Stupid Cupid: The Good, The Bad and The Ugly
The Millennial Generation has been on the receiving end of criticism and scrutiny of our parents’ generation for quite some time now. This phenomenon of selfies? Ridiculous. How hard is it to get a job after you graduate? Get off the Facebook and do something with your lives! At YOUR age, I was already married.
Well mom and dad, Generation X has got that last one covered — in its own way.
It’s safe to say the landscape of dating has changed almost entirely thanks to the geniuses (or madmen) behind the plethora of dating websites and applications available at our fingertips.
More or less, finding a suitable partner has evolved from the tedious process of courtship to swiping left or right based on one’s first impression of a picture of oiled-up abs. Whether this is a good or bad thing is entirely up to your opinion, but there’s no denying the shift from what our parents used to know as “dating” to what’s normalized today.
So far I’ve heard stories from completely opposite sides of the spectrum. I know a couple who met on OkCupid and now live together in New York, four years strong. I also know of a girl who was pursued strongly by someone she was very attracted to only to have him disappear without a trace a week into their courtship.
My personal favorite anecdote so far was actually recounted to me last night by a close friend, who told me she made plans with a guy she met on Tinder to watch a movie. Throughout the duration of film, he kept on trying to get to know her better by continually asking her questions about her life, trying to tickle her and finally giving up midway after her repeated insistences that they watch the movie quietly by declaring, “You’re cute, but you’re really boring,” and storming out of the theater to her complete astonishment.
Options are great, but there is a negative side to all of this, minus the emotional hang-ups and weird waning definitions of commitment — with so many different websites and so many users online, it can get tiring trying again and again to find the person of your dreams. OkCupid and Tinder are great, but what if I already know what I want to find? Perhaps someone who understands the struggle of having a gluten allergy? Or someone who is a literal clown?
Yes, you read that right. A clown. Or a vampire, perhaps? The rise of electronic courtship has also made way for incredibly niche and specific websites and applications that seem almost insane. If you’re into baby-play, there’s a website for that. Want to find a fellow Goth? You’re in luck! And yes, to answer your burning questions, there definitely is a site meant for clowns and clown-lovers and anyone looking for a vampire. Trust me, I have them bookmarked.

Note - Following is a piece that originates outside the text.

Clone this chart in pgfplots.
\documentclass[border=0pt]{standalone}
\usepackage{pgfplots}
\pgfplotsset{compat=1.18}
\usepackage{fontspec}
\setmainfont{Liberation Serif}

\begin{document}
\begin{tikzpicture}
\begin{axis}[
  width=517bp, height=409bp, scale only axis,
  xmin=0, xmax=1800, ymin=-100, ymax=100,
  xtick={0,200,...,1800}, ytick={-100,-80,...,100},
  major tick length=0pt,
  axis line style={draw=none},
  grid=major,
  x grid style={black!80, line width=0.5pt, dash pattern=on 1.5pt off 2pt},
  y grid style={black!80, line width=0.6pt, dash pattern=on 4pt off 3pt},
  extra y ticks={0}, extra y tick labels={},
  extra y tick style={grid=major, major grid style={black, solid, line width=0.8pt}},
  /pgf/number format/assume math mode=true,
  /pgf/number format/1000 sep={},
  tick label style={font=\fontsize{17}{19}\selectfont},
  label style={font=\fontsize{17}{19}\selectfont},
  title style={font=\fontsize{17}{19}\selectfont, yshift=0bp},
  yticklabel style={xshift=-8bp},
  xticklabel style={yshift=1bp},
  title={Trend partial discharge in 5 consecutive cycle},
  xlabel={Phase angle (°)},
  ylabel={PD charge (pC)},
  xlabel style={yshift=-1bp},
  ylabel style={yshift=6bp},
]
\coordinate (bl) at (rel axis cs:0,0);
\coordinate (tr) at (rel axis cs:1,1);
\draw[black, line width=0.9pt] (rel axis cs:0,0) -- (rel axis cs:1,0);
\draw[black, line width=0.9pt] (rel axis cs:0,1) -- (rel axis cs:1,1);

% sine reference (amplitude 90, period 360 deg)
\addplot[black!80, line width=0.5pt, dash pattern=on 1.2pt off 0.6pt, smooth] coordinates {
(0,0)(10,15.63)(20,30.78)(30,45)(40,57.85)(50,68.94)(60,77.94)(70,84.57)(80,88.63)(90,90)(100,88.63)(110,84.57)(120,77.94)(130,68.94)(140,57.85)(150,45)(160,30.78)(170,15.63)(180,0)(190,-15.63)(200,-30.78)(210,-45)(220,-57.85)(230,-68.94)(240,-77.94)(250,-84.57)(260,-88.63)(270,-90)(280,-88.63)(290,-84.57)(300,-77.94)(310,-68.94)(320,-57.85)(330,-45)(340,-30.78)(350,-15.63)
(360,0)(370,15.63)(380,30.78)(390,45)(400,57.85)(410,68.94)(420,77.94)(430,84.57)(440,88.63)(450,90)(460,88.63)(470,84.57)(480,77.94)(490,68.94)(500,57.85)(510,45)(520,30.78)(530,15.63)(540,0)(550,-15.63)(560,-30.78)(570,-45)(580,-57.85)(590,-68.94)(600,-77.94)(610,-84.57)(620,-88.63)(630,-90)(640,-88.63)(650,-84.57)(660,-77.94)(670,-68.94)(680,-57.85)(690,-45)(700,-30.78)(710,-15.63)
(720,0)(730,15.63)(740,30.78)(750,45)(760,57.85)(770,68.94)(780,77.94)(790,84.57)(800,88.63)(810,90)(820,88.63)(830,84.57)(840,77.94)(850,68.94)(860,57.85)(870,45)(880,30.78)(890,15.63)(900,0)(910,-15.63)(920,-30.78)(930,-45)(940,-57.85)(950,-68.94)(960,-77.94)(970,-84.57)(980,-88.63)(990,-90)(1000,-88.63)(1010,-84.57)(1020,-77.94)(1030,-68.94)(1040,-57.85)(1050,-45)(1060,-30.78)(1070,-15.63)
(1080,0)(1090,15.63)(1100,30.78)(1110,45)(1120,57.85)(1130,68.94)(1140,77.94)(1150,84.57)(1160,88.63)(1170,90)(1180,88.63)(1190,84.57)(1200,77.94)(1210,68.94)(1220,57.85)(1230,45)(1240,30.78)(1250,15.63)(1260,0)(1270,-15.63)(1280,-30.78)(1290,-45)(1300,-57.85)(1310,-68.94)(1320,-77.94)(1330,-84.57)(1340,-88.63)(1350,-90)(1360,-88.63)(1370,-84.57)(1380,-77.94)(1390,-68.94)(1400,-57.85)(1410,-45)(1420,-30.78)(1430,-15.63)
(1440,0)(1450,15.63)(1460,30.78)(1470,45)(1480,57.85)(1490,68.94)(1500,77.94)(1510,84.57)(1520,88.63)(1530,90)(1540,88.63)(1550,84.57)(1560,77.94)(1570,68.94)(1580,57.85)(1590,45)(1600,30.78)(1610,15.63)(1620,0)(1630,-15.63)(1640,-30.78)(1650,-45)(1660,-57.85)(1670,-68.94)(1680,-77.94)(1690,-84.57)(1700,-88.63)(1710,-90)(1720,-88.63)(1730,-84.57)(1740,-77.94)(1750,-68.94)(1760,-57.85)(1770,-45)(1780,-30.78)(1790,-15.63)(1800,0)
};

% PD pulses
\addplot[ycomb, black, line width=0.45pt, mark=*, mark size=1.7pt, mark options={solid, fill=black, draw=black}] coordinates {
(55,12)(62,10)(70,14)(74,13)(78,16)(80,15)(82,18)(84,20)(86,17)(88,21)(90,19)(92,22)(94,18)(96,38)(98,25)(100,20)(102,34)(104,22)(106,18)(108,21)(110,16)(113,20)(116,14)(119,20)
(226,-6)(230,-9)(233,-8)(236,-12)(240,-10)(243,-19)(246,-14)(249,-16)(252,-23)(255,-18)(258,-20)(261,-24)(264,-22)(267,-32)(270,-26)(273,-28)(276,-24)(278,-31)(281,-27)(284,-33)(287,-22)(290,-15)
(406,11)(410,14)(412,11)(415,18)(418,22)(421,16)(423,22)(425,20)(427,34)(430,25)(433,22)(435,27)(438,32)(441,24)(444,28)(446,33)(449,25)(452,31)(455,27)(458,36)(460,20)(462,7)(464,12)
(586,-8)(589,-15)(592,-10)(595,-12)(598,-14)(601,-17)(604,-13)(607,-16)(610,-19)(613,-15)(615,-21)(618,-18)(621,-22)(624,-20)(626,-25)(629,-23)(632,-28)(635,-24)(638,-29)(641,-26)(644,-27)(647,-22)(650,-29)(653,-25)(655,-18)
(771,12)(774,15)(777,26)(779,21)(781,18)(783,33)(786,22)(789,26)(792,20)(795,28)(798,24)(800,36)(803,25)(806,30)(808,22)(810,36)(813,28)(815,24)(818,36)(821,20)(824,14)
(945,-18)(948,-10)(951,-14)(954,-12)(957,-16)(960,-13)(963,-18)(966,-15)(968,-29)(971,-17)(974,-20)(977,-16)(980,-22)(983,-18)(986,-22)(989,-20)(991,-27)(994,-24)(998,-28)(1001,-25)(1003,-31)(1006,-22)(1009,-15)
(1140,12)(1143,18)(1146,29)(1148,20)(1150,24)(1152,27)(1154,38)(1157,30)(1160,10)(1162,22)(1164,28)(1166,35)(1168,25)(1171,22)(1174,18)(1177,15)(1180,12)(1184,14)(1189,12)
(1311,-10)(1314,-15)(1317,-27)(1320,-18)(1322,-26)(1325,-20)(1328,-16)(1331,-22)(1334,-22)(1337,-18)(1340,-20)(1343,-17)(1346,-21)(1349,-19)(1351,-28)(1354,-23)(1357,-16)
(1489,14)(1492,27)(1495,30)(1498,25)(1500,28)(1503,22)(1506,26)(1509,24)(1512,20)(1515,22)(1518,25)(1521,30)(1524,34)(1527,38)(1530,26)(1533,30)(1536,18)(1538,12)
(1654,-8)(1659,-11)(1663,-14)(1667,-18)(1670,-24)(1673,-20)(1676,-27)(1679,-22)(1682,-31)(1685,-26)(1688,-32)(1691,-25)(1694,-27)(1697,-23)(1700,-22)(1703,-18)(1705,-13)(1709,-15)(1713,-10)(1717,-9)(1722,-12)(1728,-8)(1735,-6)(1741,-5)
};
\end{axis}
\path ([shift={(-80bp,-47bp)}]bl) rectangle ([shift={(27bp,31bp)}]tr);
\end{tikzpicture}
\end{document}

I think you all know where this is going. I am a brave person, and in the next few weeks, I invite you on my journey in exploring this subculture. I’m doing you all a huge service — I’m signing up for these websites so you don’t have to!
My main goal is to have fun, of course, but to also try and glimpse into the reasoning behind the development of such sites, and the people who actually sign up with the intention to find such a specialized person, be it someone with a gluten allergy or a farmer.

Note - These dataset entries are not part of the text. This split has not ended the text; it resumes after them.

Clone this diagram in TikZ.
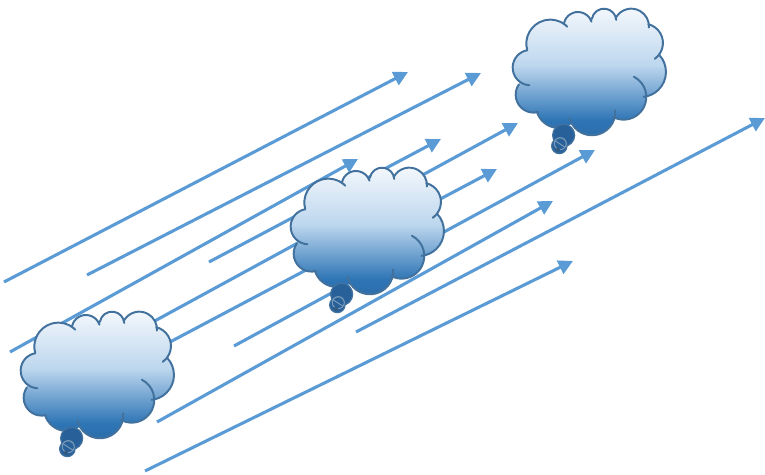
\documentclass[tikz,border=0pt]{standalone}
\usetikzlibrary{arrows.meta}
\definecolor{raycol}{HTML}{5B9BD5}
\definecolor{cloudedge}{HTML}{41719C}
\definecolor{cloudtop}{HTML}{F3F7FC}
\definecolor{cloudmid}{HTML}{BDD7EE}
\definecolor{cloudlow}{HTML}{2E75B6}
\definecolor{cloudbot}{HTML}{2A659E}
\definecolor{cloudtail}{HTML}{28609A}
\pgfdeclareverticalshading{cloudgrad}{100bp}{color(0bp)=(cloudbot); color(25bp)=(cloudbot); color(36.5bp)=(cloudlow); color(55.5bp)=(cloudmid); color(75bp)=(cloudtop); color(100bp)=(cloudtop)}
\tikzset{
  ray/.style={line width=2.2pt, draw=raycol, -{Triangle[length=0.36cm,width=0.36cm]}},
  cloudline/.style={line width=1.4pt, draw=cloudedge, line cap=round},
  cloudring/.style={line width=0.9pt, draw=cloudedge, fill=cloudtail},
  cloudmark/.style={line width=0.7pt, draw=white!30!cloudedge},
  cloudpic/.pic={
    \begin{scope}[x=0.008333cm,y=-0.008333cm]
    \shade[shading=cloudgrad] (300,230) circle (150)
      (175,140) circle (72) (258,88) circle (43) (336,72) circle (37) (418,88) circle (53)
      (455,138) circle (58) (447,225) circle (75) (395,300) circle (68) (300,345) circle (70)
      (200,325) circle (68) (125,293) circle (54) (115,212) circle (53)
      (215,415) circle (33) (202,447) circle (23);
    \draw[cloudline] (175,140) ++(164:72) arc[start angle=164,end angle=315,radius=72];
    \draw[cloudline] (258,88) ++(193:43) arc[start angle=193,end angle=341,radius=43];
    \draw[cloudline] (336,72) ++(189:37) arc[start angle=189,end angle=355,radius=37];
    \draw[cloudline] (418,88) ++(210:53) arc[start angle=210,end angle=364,radius=53];
    \draw[cloudline] (455,138) ++(284:58) arc[start angle=284,end angle=415,radius=58];
    \draw[cloudline] (447,225) ++(316:75) arc[start angle=316,end angle=444,radius=75];
    \draw[cloudline] (395,300) ++(297:68) arc[start angle=297,end angle=478,radius=68];
    \draw[cloudline] (300,345) ++(-4:70) arc[start angle=-4,end angle=166,radius=70];
    \draw[cloudline] (200,325) ++(98:68) arc[start angle=98,end angle=163,radius=68];
    \draw[cloudline] (125,293) ++(76:54) arc[start angle=76,end angle=215,radius=54];
    \draw[cloudline] (115,212) ++(93:53) arc[start angle=93,end angle=259,radius=53];
    \draw[cloudring] (215,415) circle (33);
    \draw[cloudring] (202,447) circle (23);
    \draw[cloudmark] (205,440) circle (18);
    \draw[cloudmark] (190,432) -- (218,450);
    \fill[cloudedge!80!black] (198,458) circle (6);
    \end{scope}
  },
}
\begin{document}
\begin{tikzpicture}
\useasboundingbox (0,0) rectangle (19.125,11.875);
\draw[ray] (0.100,4.825) -- (10.200,10.075);
\draw[ray] (2.175,5.000) -- (12.025,10.050);
\draw[ray] (0.250,3.075) -- (8.950,7.900);
\draw[ray] (5.225,5.325) -- (11.025,8.400);
\draw[ray] (3.500,3.650) -- (12.950,8.800);
\draw[ray] (4.250,3.325) -- (12.425,7.650);
\draw[ray] (5.850,3.225) -- (14.875,8.125);
\draw[ray] (3.925,1.325) -- (13.825,6.850);
\draw[ray] (8.900,3.575) -- (19.125,8.925);
\draw[ray] (3.625,0.100) -- (14.325,5.350);
\pic at (0,4.375) {cloudpic};
\pic at (6.750,7.975) {cloudpic};
\pic at (12.300,11.950) {cloudpic};
\end{tikzpicture}
\end{document}
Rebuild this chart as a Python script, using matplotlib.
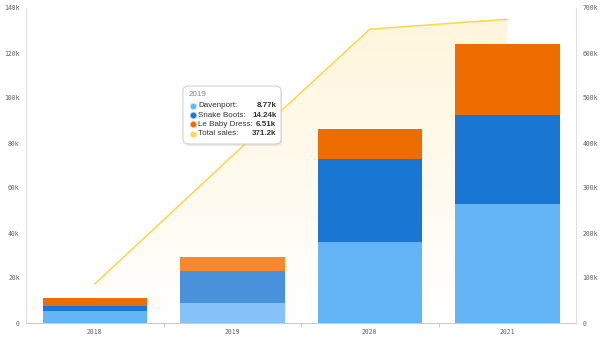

Now, I can defend my choice to be the guinea pig in this ridiculous and potentially dangerous experiment to be a look into the human condition or some other profound bullshit, but I know what most of you must be thinking — this girl has run out of options and is weirdly desperate for some tail. I won’t refute this thought or confirm it, but I’ll just say we’re going to let the chips fall as they may. Maybe I WILL find the sea captain of my dreams in the next few weeks. Life is pretty crazy.
Maybe at my wedding (sometime in the near future), I will have this little experiment to thank. Or maybe my obituary written two weeks from now will read, “Loving daughter, loving sister, doomed herself by signing up for a dating websites for people who love mullets.” The possibilities are endless and I hope you’ll have as much fun as I will testing them out.